Analyst Ira Zuckerman of Swergold-Chefitz thought the loss of AOPA business might prove to be a drag on Avemco's earnings and could slow Avemco's growth. The event, he thought, might put the company "under a cloud for a year or two."

At Geico Corp., which owns 33.3 percent of Avemco stock, officials seemed unperturbed and, taking the long view, thought that Avemco would recover.

Avemco stock closed Friday at $34.75. After reaching an all-time high of $39.13 during the first week in January, the stock cruised along in the $38 range until the announcement about AOPA. After falling $5.63 to $33.13 in two trading days, the stock has been selling mostly in the $33 to $34 range.
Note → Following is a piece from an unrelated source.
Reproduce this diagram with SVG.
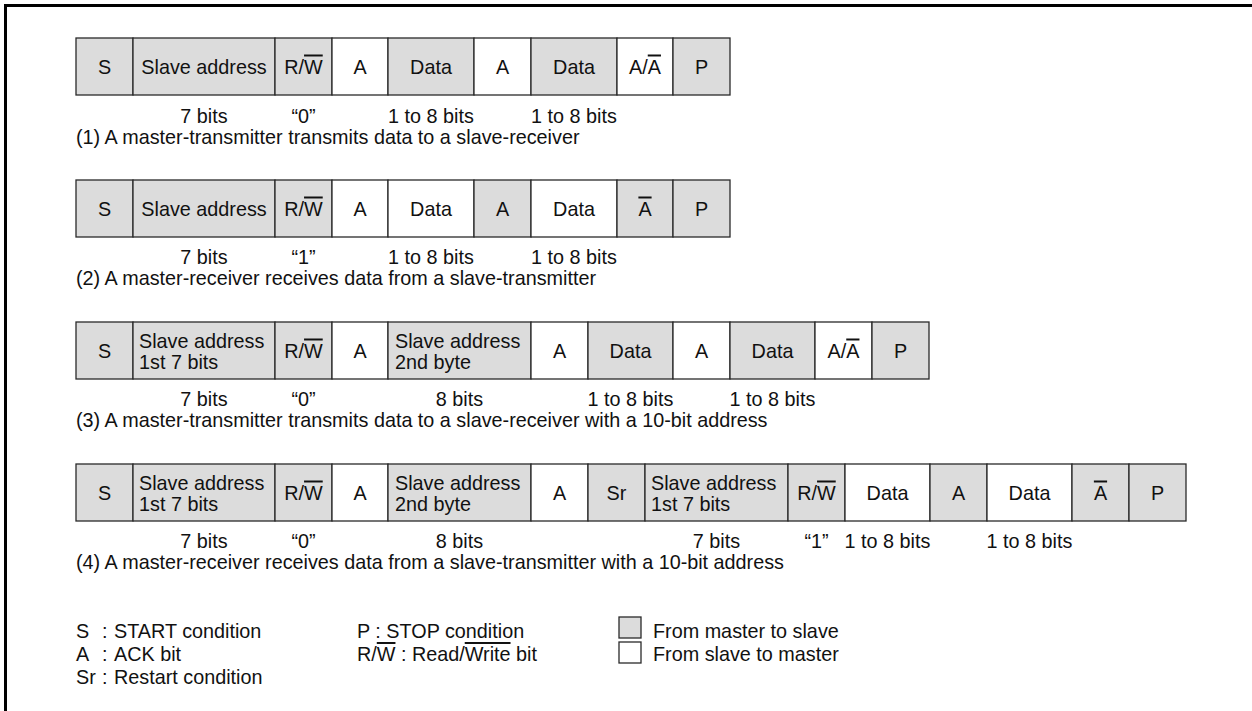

Condon, who has spent 25 years at Avemco, said he was disappointed by the split with AOPA. "I certainly didn't want to put down in my book of memories that I had presided over the termination of that relationship," he said. Then, trying to look on the brighter side, he added, "It's a setback and a loss, but it will demonstrate our resiliency and ability to bounce back."

Charles Allmon's Growth Stock Outlook Trust opened on the New York Stock Exchange Thursday at $10 a share. The offering went far beyond the 6 million shares designated on the preliminary prospectus to 14.375 million shares, or $143.750 million, before commissions. The shares of the closed-end fund closed Friday at $10.50. . . . Spa Lady Corp., of Annandale, the chain of fitness centers, is expected to go public in the near future.

Columbia First Federal Savings & Loan, whose recent stock offering was highly successful, is talking to Merrill Lynch, its investment banker, about a possible secondary offering. . . . Allied Capital has split its stock 3-for-2, effective Feb. 28, boosting its outstanding shares to 2.6 million. . . . Moody's Investor Service has assigned a B-2 rating to the proposed $150 million issue of senior debentures of Dart Drug Stores. Moody's said the rating reflects the high leverage of the Dart Drug operation but recognizes the company's strong market position.